[Exercise description]:
Produce a word-for-word copy of the listing below without its pictures.

[Supplied material]:
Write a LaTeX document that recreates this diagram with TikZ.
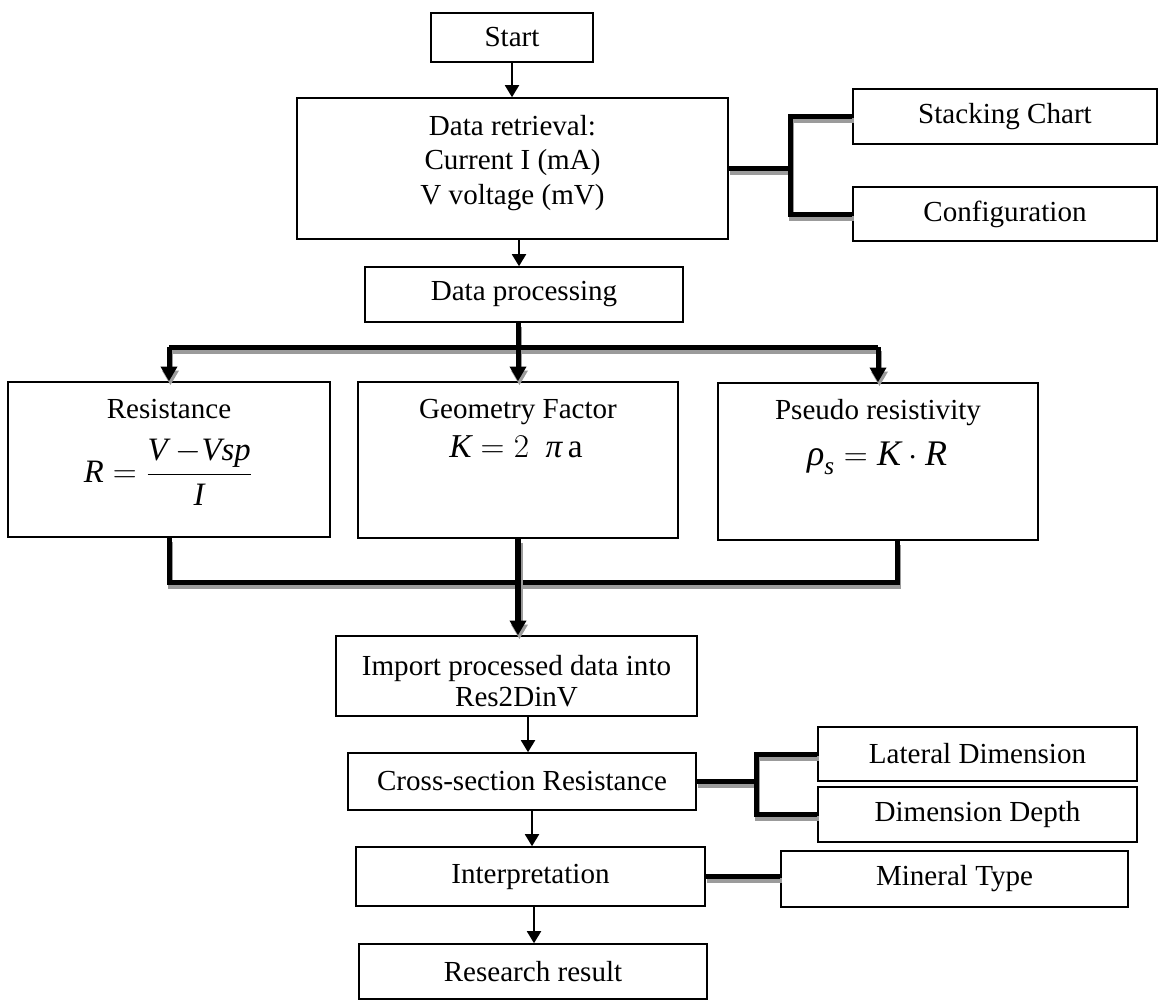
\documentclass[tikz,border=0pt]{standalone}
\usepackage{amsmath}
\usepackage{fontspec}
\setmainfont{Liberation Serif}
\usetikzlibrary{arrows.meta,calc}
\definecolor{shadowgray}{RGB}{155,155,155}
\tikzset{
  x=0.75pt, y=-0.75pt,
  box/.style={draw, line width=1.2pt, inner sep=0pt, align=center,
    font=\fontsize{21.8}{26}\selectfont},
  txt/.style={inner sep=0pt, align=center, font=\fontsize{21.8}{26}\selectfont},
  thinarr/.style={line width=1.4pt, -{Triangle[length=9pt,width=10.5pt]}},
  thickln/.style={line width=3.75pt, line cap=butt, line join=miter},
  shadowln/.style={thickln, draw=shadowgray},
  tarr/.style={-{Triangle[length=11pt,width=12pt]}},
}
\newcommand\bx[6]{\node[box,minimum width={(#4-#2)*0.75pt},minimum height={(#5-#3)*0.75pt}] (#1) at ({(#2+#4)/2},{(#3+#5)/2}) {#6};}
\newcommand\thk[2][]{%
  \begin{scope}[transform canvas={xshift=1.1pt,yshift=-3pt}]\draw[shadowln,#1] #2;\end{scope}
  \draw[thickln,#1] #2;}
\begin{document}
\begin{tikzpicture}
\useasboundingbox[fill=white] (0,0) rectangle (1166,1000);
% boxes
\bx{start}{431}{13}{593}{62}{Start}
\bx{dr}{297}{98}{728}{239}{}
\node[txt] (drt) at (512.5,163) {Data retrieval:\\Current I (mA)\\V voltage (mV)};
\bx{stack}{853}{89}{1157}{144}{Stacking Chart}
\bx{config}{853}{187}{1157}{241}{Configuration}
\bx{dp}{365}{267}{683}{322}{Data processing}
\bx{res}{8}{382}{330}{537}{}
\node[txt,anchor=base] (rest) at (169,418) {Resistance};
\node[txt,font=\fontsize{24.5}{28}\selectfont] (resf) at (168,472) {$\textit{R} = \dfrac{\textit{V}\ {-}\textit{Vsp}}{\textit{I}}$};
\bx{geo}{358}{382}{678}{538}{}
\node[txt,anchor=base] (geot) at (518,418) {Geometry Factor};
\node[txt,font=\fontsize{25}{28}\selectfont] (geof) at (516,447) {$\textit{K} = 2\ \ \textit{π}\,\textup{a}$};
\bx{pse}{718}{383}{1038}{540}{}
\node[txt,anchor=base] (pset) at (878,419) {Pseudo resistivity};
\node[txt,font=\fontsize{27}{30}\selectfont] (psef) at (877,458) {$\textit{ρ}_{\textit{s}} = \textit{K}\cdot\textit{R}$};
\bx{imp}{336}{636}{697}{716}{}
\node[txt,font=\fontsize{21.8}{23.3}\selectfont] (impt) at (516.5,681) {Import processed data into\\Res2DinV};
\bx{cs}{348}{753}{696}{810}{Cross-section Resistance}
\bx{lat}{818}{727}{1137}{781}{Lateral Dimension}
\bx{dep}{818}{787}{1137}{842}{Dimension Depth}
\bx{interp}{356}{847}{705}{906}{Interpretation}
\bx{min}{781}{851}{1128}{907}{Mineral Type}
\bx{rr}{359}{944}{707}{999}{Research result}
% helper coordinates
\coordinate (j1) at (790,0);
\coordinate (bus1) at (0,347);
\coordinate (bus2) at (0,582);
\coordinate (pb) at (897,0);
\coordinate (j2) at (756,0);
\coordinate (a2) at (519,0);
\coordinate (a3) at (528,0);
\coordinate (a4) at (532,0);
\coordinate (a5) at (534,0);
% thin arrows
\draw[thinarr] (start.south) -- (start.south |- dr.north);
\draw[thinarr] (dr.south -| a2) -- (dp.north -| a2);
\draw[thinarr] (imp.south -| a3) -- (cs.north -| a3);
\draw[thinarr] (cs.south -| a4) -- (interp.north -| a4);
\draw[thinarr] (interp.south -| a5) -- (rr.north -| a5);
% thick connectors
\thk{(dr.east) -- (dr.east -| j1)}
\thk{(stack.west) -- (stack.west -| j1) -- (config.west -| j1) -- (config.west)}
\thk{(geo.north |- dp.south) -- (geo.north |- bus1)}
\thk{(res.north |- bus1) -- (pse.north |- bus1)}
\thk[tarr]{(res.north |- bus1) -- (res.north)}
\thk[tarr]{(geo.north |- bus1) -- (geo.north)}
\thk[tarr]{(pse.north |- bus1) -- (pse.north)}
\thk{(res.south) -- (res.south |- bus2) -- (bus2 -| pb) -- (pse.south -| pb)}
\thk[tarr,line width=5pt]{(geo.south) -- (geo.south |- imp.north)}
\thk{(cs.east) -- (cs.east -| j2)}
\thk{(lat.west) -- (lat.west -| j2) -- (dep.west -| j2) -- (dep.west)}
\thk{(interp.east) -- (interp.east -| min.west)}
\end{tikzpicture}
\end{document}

[Response to this task]:
Write a LaTeX document that recreates this diagram with TikZ.
\documentclass[tikz,border=0pt]{standalone}
\usepackage{amsmath}
\usepackage{fontspec}
\setmainfont{Liberation Serif}
\usetikzlibrary{arrows.meta,calc}
\definecolor{shadowgray}{RGB}{155,155,155}
\tikzset{
  x=0.75pt, y=-0.75pt,
  box/.style={draw, line width=1.2pt, inner sep=0pt, align=center,
    font=\fontsize{21.8}{26}\selectfont},
  txt/.style={inner sep=0pt, align=center, font=\fontsize{21.8}{26}\selectfont},
  thinarr/.style={line width=1.4pt, -{Triangle[length=9pt,width=10.5pt]}},
  thickln/.style={line width=3.75pt, line cap=butt, line join=miter},
  shadowln/.style={thickln, draw=shadowgray},
  tarr/.style={-{Triangle[length=11pt,width=12pt]}},
}
\newcommand\bx[6]{\node[box,minimum width={(#4-#2)*0.75pt},minimum height={(#5-#3)*0.75pt}] (#1) at ({(#2+#4)/2},{(#3+#5)/2}) {#6};}
\newcommand\thk[2][]{%
  \begin{scope}[transform canvas={xshift=1.1pt,yshift=-3pt}]\draw[shadowln,#1] #2;\end{scope}
  \draw[thickln,#1] #2;}
\begin{document}
\begin{tikzpicture}
\useasboundingbox[fill=white] (0,0) rectangle (1166,1000);
% boxes
\bx{start}{431}{13}{593}{62}{Start}
\bx{dr}{297}{98}{728}{239}{}
\node[txt] (drt) at (512.5,163) {Data retrieval:\\Current I (mA)\\V voltage (mV)};
\bx{stack}{853}{89}{1157}{144}{Stacking Chart}
\bx{config}{853}{187}{1157}{241}{Configuration}
\bx{dp}{365}{267}{683}{322}{Data processing}
\bx{res}{8}{382}{330}{537}{}
\node[txt,anchor=base] (rest) at (169,418) {Resistance};
\node[txt,font=\fontsize{24.5}{28}\selectfont] (resf) at (168,472) {$\textit{R} = \dfrac{\textit{V}\ {-}\textit{Vsp}}{\textit{I}}$};
\bx{geo}{358}{382}{678}{538}{}
\node[txt,anchor=base] (geot) at (518,418) {Geometry Factor};
\node[txt,font=\fontsize{25}{28}\selectfont] (geof) at (516,447) {$\textit{K} = 2\ \ \textit{π}\,\textup{a}$};
\bx{pse}{718}{383}{1038}{540}{}
\node[txt,anchor=base] (pset) at (878,419) {Pseudo resistivity};
\node[txt,font=\fontsize{27}{30}\selectfont] (psef) at (877,458) {$\textit{ρ}_{\textit{s}} = \textit{K}\cdot\textit{R}$};
\bx{imp}{336}{636}{697}{716}{}
\node[txt,font=\fontsize{21.8}{23.3}\selectfont] (impt) at (516.5,681) {Import processed data into\\Res2DinV};
\bx{cs}{348}{753}{696}{810}{Cross-section Resistance}
\bx{lat}{818}{727}{1137}{781}{Lateral Dimension}
\bx{dep}{818}{787}{1137}{842}{Dimension Depth}
\bx{interp}{356}{847}{705}{906}{Interpretation}
\bx{min}{781}{851}{1128}{907}{Mineral Type}
\bx{rr}{359}{944}{707}{999}{Research result}
% helper coordinates
\coordinate (j1) at (790,0);
\coordinate (bus1) at (0,347);
\coordinate (bus2) at (0,582);
\coordinate (pb) at (897,0);
\coordinate (j2) at (756,0);
\coordinate (a2) at (519,0);
\coordinate (a3) at (528,0);
\coordinate (a4) at (532,0);
\coordinate (a5) at (534,0);
% thin arrows
\draw[thinarr] (start.south) -- (start.south |- dr.north);
\draw[thinarr] (dr.south -| a2) -- (dp.north -| a2);
\draw[thinarr] (imp.south -| a3) -- (cs.north -| a3);
\draw[thinarr] (cs.south -| a4) -- (interp.north -| a4);
\draw[thinarr] (interp.south -| a5) -- (rr.north -| a5);
% thick connectors
\thk{(dr.east) -- (dr.east -| j1)}
\thk{(stack.west) -- (stack.west -| j1) -- (config.west -| j1) -- (config.west)}
\thk{(geo.north |- dp.south) -- (geo.north |- bus1)}
\thk{(res.north |- bus1) -- (pse.north |- bus1)}
\thk[tarr]{(res.north |- bus1) -- (res.north)}
\thk[tarr]{(geo.north |- bus1) -- (geo.north)}
\thk[tarr]{(pse.north |- bus1) -- (pse.north)}
\thk{(res.south) -- (res.south |- bus2) -- (bus2 -| pb) -- (pse.south -| pb)}
\thk[tarr,line width=5pt]{(geo.south) -- (geo.south |- imp.north)}
\thk{(cs.east) -- (cs.east -| j2)}
\thk{(lat.west) -- (lat.west -| j2) -- (dep.west -| j2) -- (dep.west)}
\thk{(interp.east) -- (interp.east -| min.west)}
\end{tikzpicture}
\end{document}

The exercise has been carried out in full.